We’re almost finished. One last issue: if the scores are very negative after the subtraction, taking the exp will result in zero arc weights because they underflow. These zero arc weights are problematic because the weight of the tree containing any of those arcs will also be zero. To remedy this issue, we can add a small positive value to the arc weights, preventing them from being exaclty zero, before proceeding with MTT.

# Add small positive value after exp
weights = (scores - max_score.reshape(bsz, 1, 1)).exp() + 1e-8
assert weights.shape == scores.shape

We’re almost there! The very last thing to note is that, at the end, we must correct the result by adding the maximum score back, multiplied by \(n\) which is the number of arcs in the spanning tree.

# `length` is a 1-D tensor giving the lengths of each sentence
# (including ROOT) in the batch
assert length.shape == (bsz,)
log_partition = log_partition + (length.float() - 1) * max_score

And we’re done! The key idea behing this trick is: subtracting any constant from all the arc scores is equivalent to dividing all the weights by the exp of that constant, which can then be factored out from the sum. Formally,

\begin{align*} Z(\boldsymbol{x}) &=\sum_{\boldsymbol{y}\in\mathcal{Y}(\boldsymbol{x})}\prod_{(h,m)\in A(\boldsymbol{y})}W_{hm} \\ &=\sum_{\boldsymbol{y}\in\mathcal{Y}(\boldsymbol{x})} \prod_{(h,m)\in A(\boldsymbol{y})}\left(\frac{c}{c}\right)W_{hm} \\ &=\sum_{\boldsymbol{y}\in\mathcal{Y}(\boldsymbol{x})}c^{|A(\boldsymbol{y})|} \prod_{(h,m)\in A(\boldsymbol{y})}\frac{W_{hm}}{c} \\ &=c^n\sum_{\boldsymbol{y}\in\mathcal{Y}(\boldsymbol{x})} \prod_{(h,m)\in A(\boldsymbol{y})}\frac{W_{hm}}{c} \end{align*}

for any \(c\neq0\) where the last step is possible because \(|A(\boldsymbol{y})|=n\) for all \(\boldsymbol{y}\), i.e. all spanning trees of \(\boldsymbol{x}\) has the same number of arcs, which is \(n\). A similar trick is also used for numerically safe computation of log-sum-exp.

Putting It All Together

The complete PyTorch code is given below:

from typing import Optional
from torch import LongTensor, Tensor
import torch

def log_partition(scores: Tensor, length: Optional[LongTensor] = None) -> Tensor:
    """Compute log partition function over dependency trees with MTT.

    Args:
        scores: Tensor of shape (B, N, N) containing score of all possible arcs.
        length: 1-D tensor of length B giving the lengths of sequences in the batch.

    Returns:
        1-D tensor of length B containing the log partition function.
    """
    bsz, slen, slen_ = scores.shape
    assert slen == slen_, "scores.size(1) and scores.size(2) must be equal"
    if length is None:
        length = torch.full([bsz], slen).long()
    else:
        assert length.shape == (bsz,), f"length must be a 1-D tensor of length {bsz}"
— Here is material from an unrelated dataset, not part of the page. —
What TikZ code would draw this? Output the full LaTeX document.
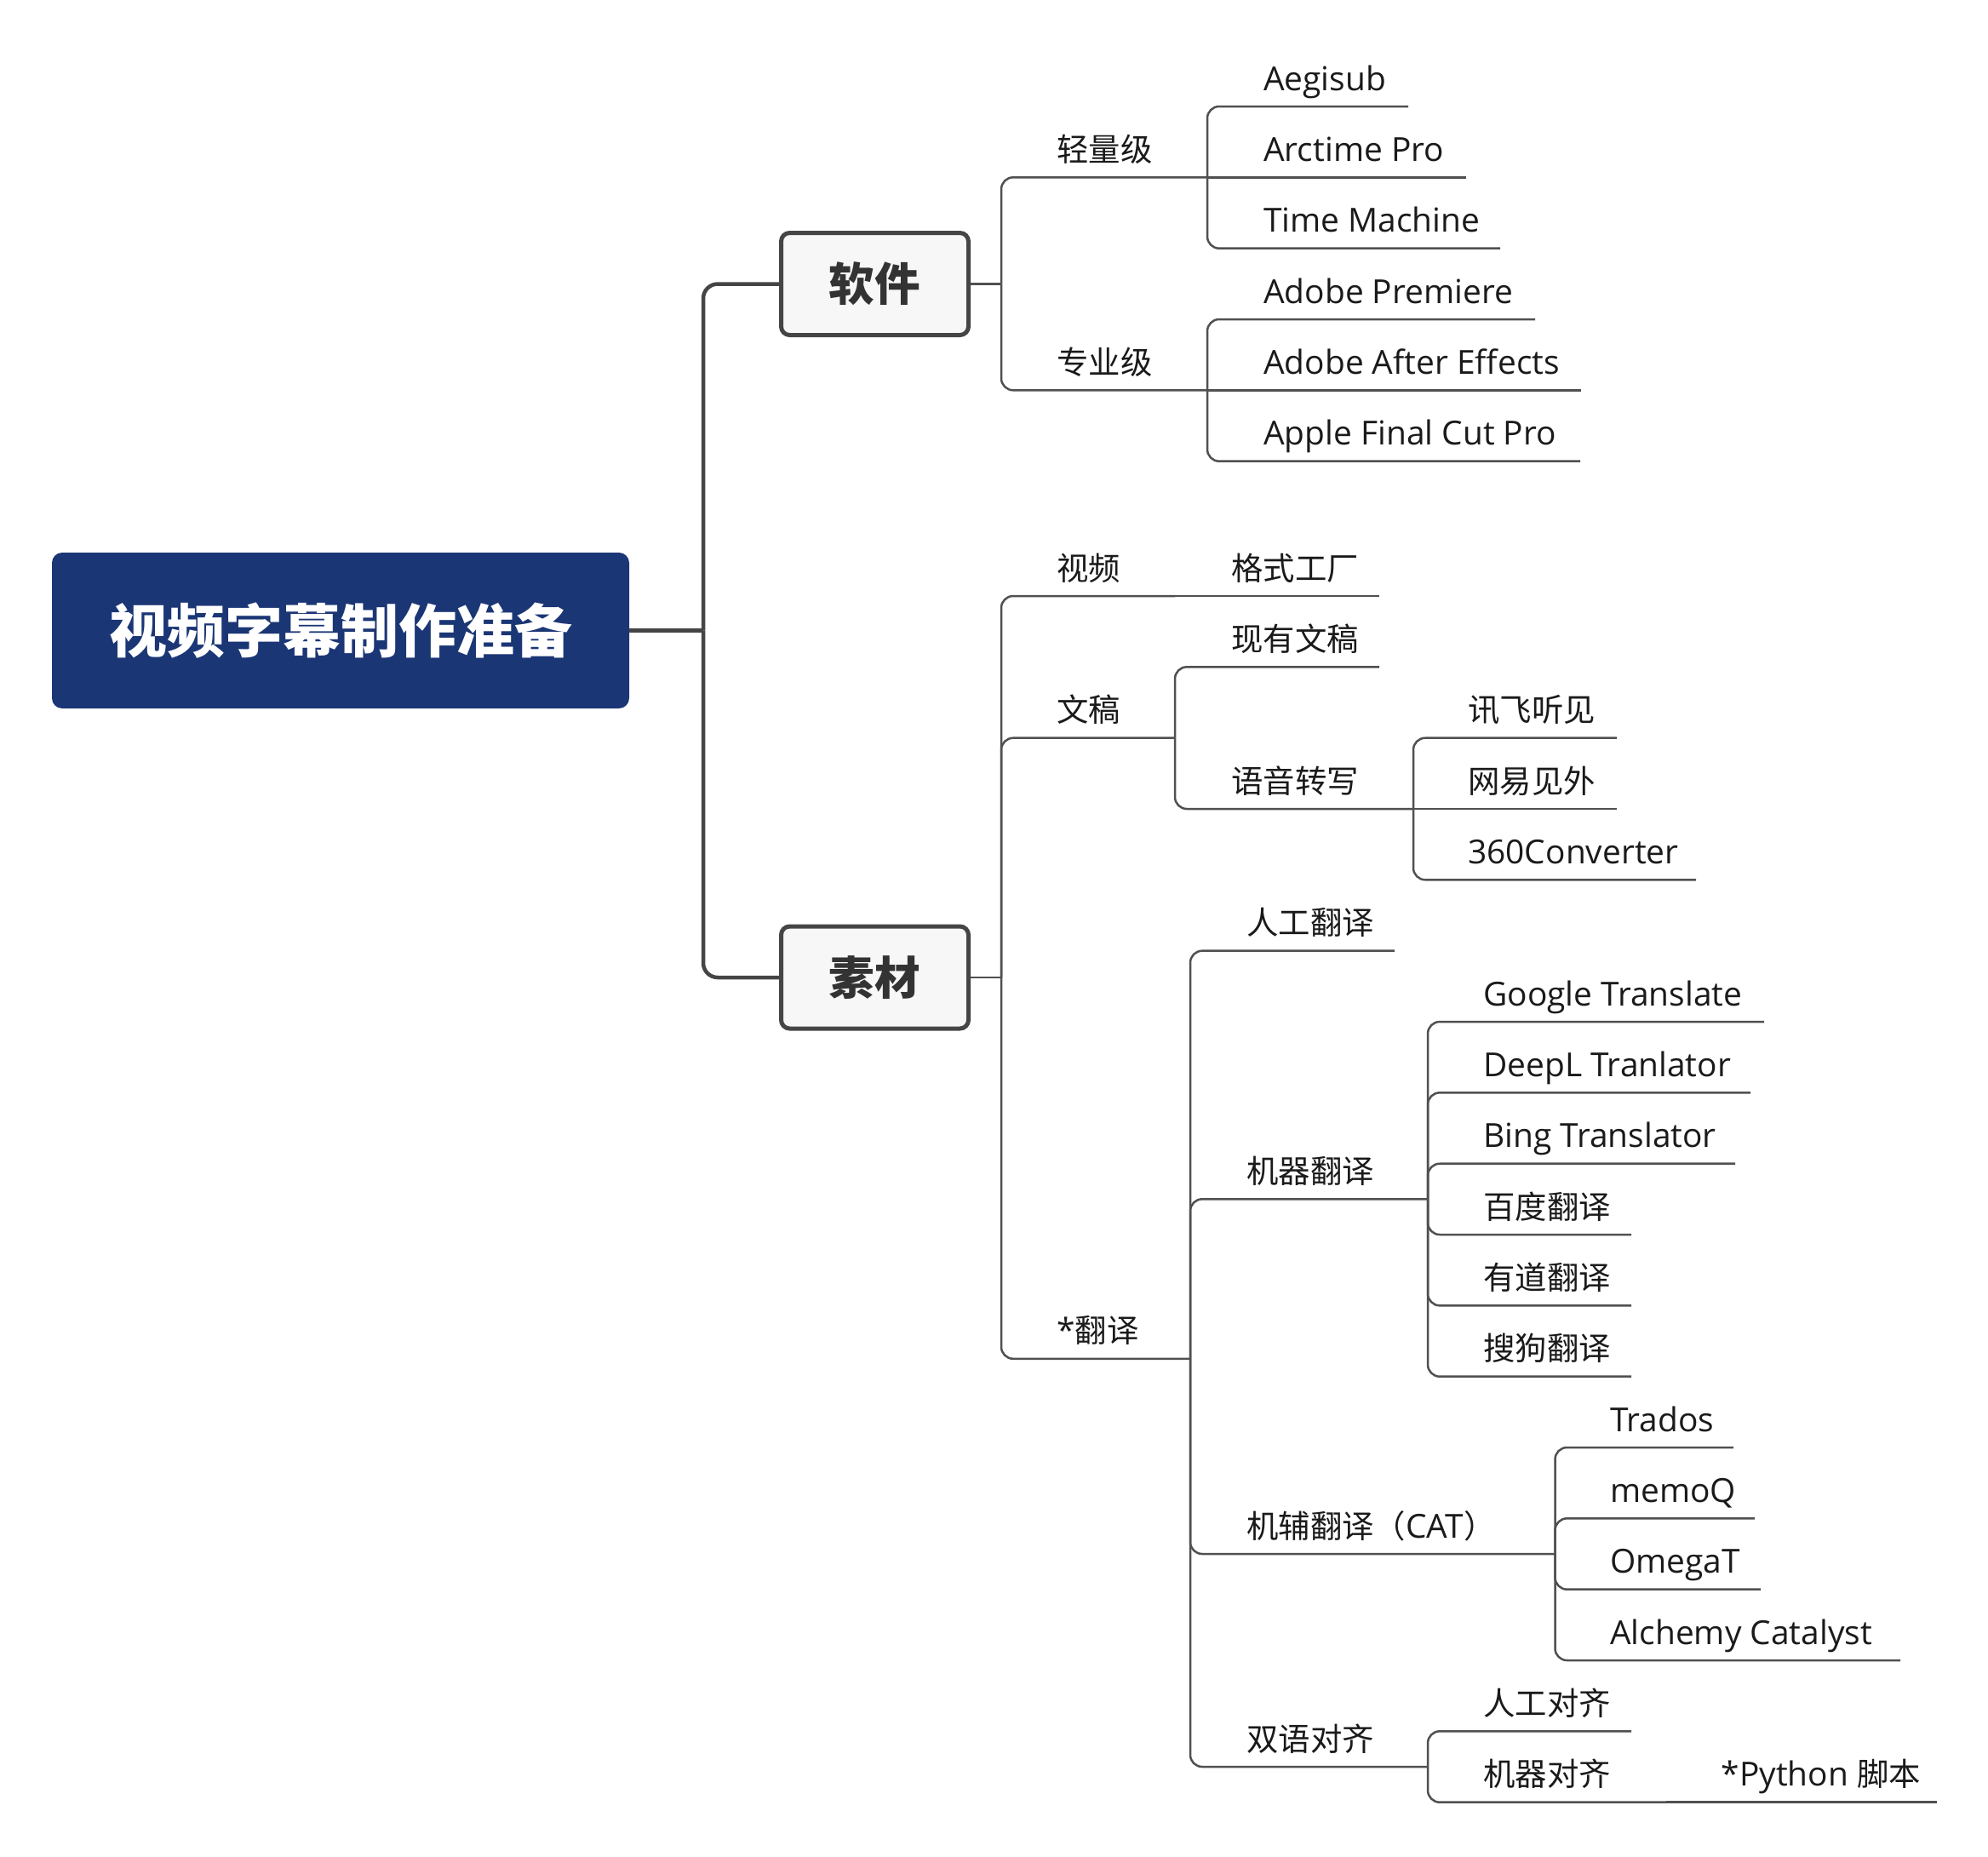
\documentclass[tikz,border=0pt]{standalone}
\usepackage{fontspec}
\setmainfont{Open Sans}[Scale=1.04]
\newfontfamily\cjk{Noto Sans CJK SC}
\newcommand\zhs[1]{{\cjk #1}}
\definecolor{rootblue}{HTML}{1B3675}
\definecolor{linegray}{HTML}{505050}
\definecolor{maingray}{HTML}{454545}
\definecolor{txt}{HTML}{1A1A1A}
\newcommand\mmleaf[5]{%
  \node[lbl] (#1) at (#2,#3-19) {#5};
  \coordinate (#1-e) at (#4,#3);}
\begin{document}
\begin{tikzpicture}[x=1pt,y=-1pt,
  lbl/.style={anchor=base west, inner sep=0pt, text=txt, font=\fontsize{37.4}{45}\selectfont},
  sub/.style={draw=linegray, line width=2.5pt, rounded corners=14pt},
  subflat/.style={draw=linegray, line width=2.5pt},
  mainline/.style={draw=maingray, line width=4.5pt, rounded corners=17pt},
  rootbox/.style={fill=rootblue, rounded corners=12pt, minimum width=678pt, minimum height=183pt, inner sep=0pt, text=white, font=\cjk\bfseries\fontsize{68}{80}\selectfont},
  topicbox/.style={draw=maingray, line width=5pt, fill=black!3, rounded corners=10pt, minimum width=220pt, minimum height=120pt, inner sep=0pt, text=black!80, font=\cjk\bfseries\fontsize{53.6}{64}\selectfont}
]
\useasboundingbox (0,0) rectangle (2335,2180);

% main topics
\node[rootbox] (root) at (400,740.5) {视频字幕制作准备};
\node[topicbox] (ruanjian) at (1027.5,333.5) {软件};
\node[topicbox] (sucai) at (1027.5,1148) {素材};
\coordinate (rt) at (826,740.5);
\coordinate (rjt) at (1176,333.5);
\coordinate (sct) at (1176,1148);

% items
\mmleaf{qing}{1241}{208.3}{1418}{\zhs{轻量级}}
\mmleaf{zhuan}{1241}{458.3}{1418}{\zhs{专业级}}
\mmleaf{aegi}{1484}{125}{1654}{Aegisub}
\mmleaf{arct}{1484}{208.3}{1722}{Arctime Pro}
\mmleaf{tmac}{1484}{291.7}{1762}{Time Machine}
\mmleaf{prem}{1484}{375}{1803}{Adobe Premiere}
\mmleaf{aeff}{1484}{458.3}{1857}{Adobe After Effects}
\mmleaf{afcp}{1484}{541.7}{1856}{Apple Final Cut Pro}
\mmleaf{shipin}{1241}{700}{1380}{\zhs{视频}}
\mmleaf{geshi}{1446}{700}{1620}{\zhs{格式工厂}}
\mmleaf{wengao}{1241}{866.7}{1380}{\zhs{文稿}}
\mmleaf{xianyou}{1446}{783.3}{1620}{\zhs{现有文稿}}
\mmleaf{yuyin}{1446}{950}{1660}{\zhs{语音转写}}
\mmleaf{xunfei}{1724}{866.7}{1899}{\zhs{讯飞听见}}
\mmleaf{wangyi}{1724}{950}{1899}{\zhs{网易见外}}
\mmleaf{cvt}{1724}{1033.3}{1992}{360Converter}
\mmleaf{fanyi}{1241}{1595.8}{1398}{*\zhs{翻译}}
\mmleaf{rengong}{1464}{1116.7}{1638}{\zhs{人工翻译}}
\mmleaf{jiqi}{1464}{1408.3}{1677}{\zhs{机器翻译}}
\mmleaf{google}{1742}{1200}{2072}{Google Translate}
\mmleaf{deepl}{1742}{1283.3}{2056}{DeepL Tranlator}
\mmleaf{bing}{1742}{1366.7}{2038}{Bing Translator}
\mmleaf{baidu}{1742}{1450}{1916}{\zhs{百度翻译}}
\mmleaf{youdao}{1742}{1533.3}{1916}{\zhs{有道翻译}}
\mmleaf{sougou}{1742}{1616.7}{1916}{\zhs{搜狗翻译}}
\mmleaf{jifu}{1464}{1825}{1826.5}{\zhs{机辅翻译（}CAT\zhs{）}}
\mmleaf{trados}{1891}{1700}{2036}{Trados}
\mmleaf{memoq}{1891}{1783.3}{2061}{memoQ}
\mmleaf{omegat}{1891}{1866.7}{2068}{OmegaT}
\mmleaf{alchemy}{1891}{1950}{2232}{Alchemy Catalyst}
\mmleaf{shuangyu}{1464}{2075}{1677}{\zhs{双语对齐}}
\mmleaf{rgdq}{1742}{2033.3}{1916}{\zhs{人工对齐}}
\mmleaf{jqdq}{1742}{2116.7}{1957}{\zhs{机器对齐}}
\mmleaf{python}{2021.5}{2116.7}{2275}{*Python \zhs{脚本}}

% main connectors
\draw[mainline] (root.east) -- (rt);
\draw[mainline] (rt) |- (ruanjian.west);
\draw[mainline] (rt) |- (sucai.west);

% topic connectors
\draw[subflat] (ruanjian.east) -- (rjt);
\foreach \c in {qing,zhuan} \draw[sub] (rjt) |- (\c-e);
\draw[subflat] (sucai.east) -- (sct);
\foreach \c in {shipin,wengao,fanyi} \draw[sub] (sct) |- (\c-e);

% sub connectors
\foreach \c in {aegi,tmac} \draw[sub] (qing-e) |- (\c-e);
\draw[subflat] (qing-e) -- (arct-e);
\foreach \c in {prem,afcp} \draw[sub] (zhuan-e) |- (\c-e);
\draw[subflat] (zhuan-e) -- (aeff-e);
\draw[subflat] (shipin-e) -- (geshi-e);
\foreach \c in {xianyou,yuyin} \draw[sub] (wengao-e) |- (\c-e);
\foreach \c in {xunfei,cvt} \draw[sub] (yuyin-e) |- (\c-e);
\draw[subflat] (yuyin-e) -- (wangyi-e);
\foreach \c in {rengong,jiqi,jifu,shuangyu} \draw[sub] (fanyi-e) |- (\c-e);
\foreach \c in {google,deepl,bing,baidu,youdao,sougou} \draw[sub] (jiqi-e) |- (\c-e);
\foreach \c in {trados,memoq,omegat,alchemy} \draw[sub] (jifu-e) |- (\c-e);
\foreach \c in {rgdq,jqdq} \draw[sub] (shuangyu-e) |- (\c-e);
\draw[subflat] (jqdq-e) -- (python-e);
\end{tikzpicture}
\end{document}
    is_pad = torch.arange(slen) >= length.unsqueeze(1)
    assert is_pad.shape == (bsz, slen)
    incident_to_pad = is_pad.unsqueeze(1) | is_pad.unsqueeze(2)
    assert incident_to_pad.shape == (bsz, slen, slen)

    # Set scores of arcs incident to padding tokens, incoming to root,
    # and self-loops to a large negative number so they become very close
    # to zero after exp and are also ignored by the max operation below
    scores.masked_fill_(incident_to_pad, -1e9)
    scores[:, :, 0] = -1e9
    scores.masked_fill_(torch.eye(slen).bool(), -1e9)

    # Shift scores to lie in safe range for exp
    max_score, _ = scores.reshape(bsz, -1).max(dim=1)
    assert max_score.shape == (bsz,)
    weights = (scores - max_score.reshape(bsz, 1, 1)).exp() + 1e-8
    assert weights.shape == scores.shape

    # Set weights of arcs from the root to padding tokens to one
    weights[:, 0].masked_fill_(is_pad, 1.)

    # Create Laplacian matrix
    laplacian = -weights
    # Zero out entries in the main diagonal
    laplacian.masked_fill_(torch.eye(slen).bool(), 0)
    w = weights.masked_fill(torch.eye(slen).bool(), 0)
    # Fill the main diagonal with the correct value
    laplacian += torch.diag_embed(w.sum(dim=1))

    # Compute log partition function with MTT
    log_partition = laplacian[:, 1:, 1:].logdet()
    assert log_partition.shape == (bsz,)

    # Correct result
    log_partition = log_partition + (length.float() - 1) * max_score

    return log_partition

The code above may need to be modified slightly if e.g., your tensors are on CUDA devices, but it basically works. There are other variants of MTT, for example one that sums over single-rooted trees, which isn’t explained here. The paper by Koo et al. (2007) explains all these variants clearly, and the code above can be adopted to them with minimal modifications. The code for our EACL work implements all of these variants (with a slightly different style from the code presented here) so you can just use it right away if you want.

[1]	In PyTorch 1.6.0, the threshold seems to be around 88.7. Anything larger than that results in `inf` when fed into `torch.exp`.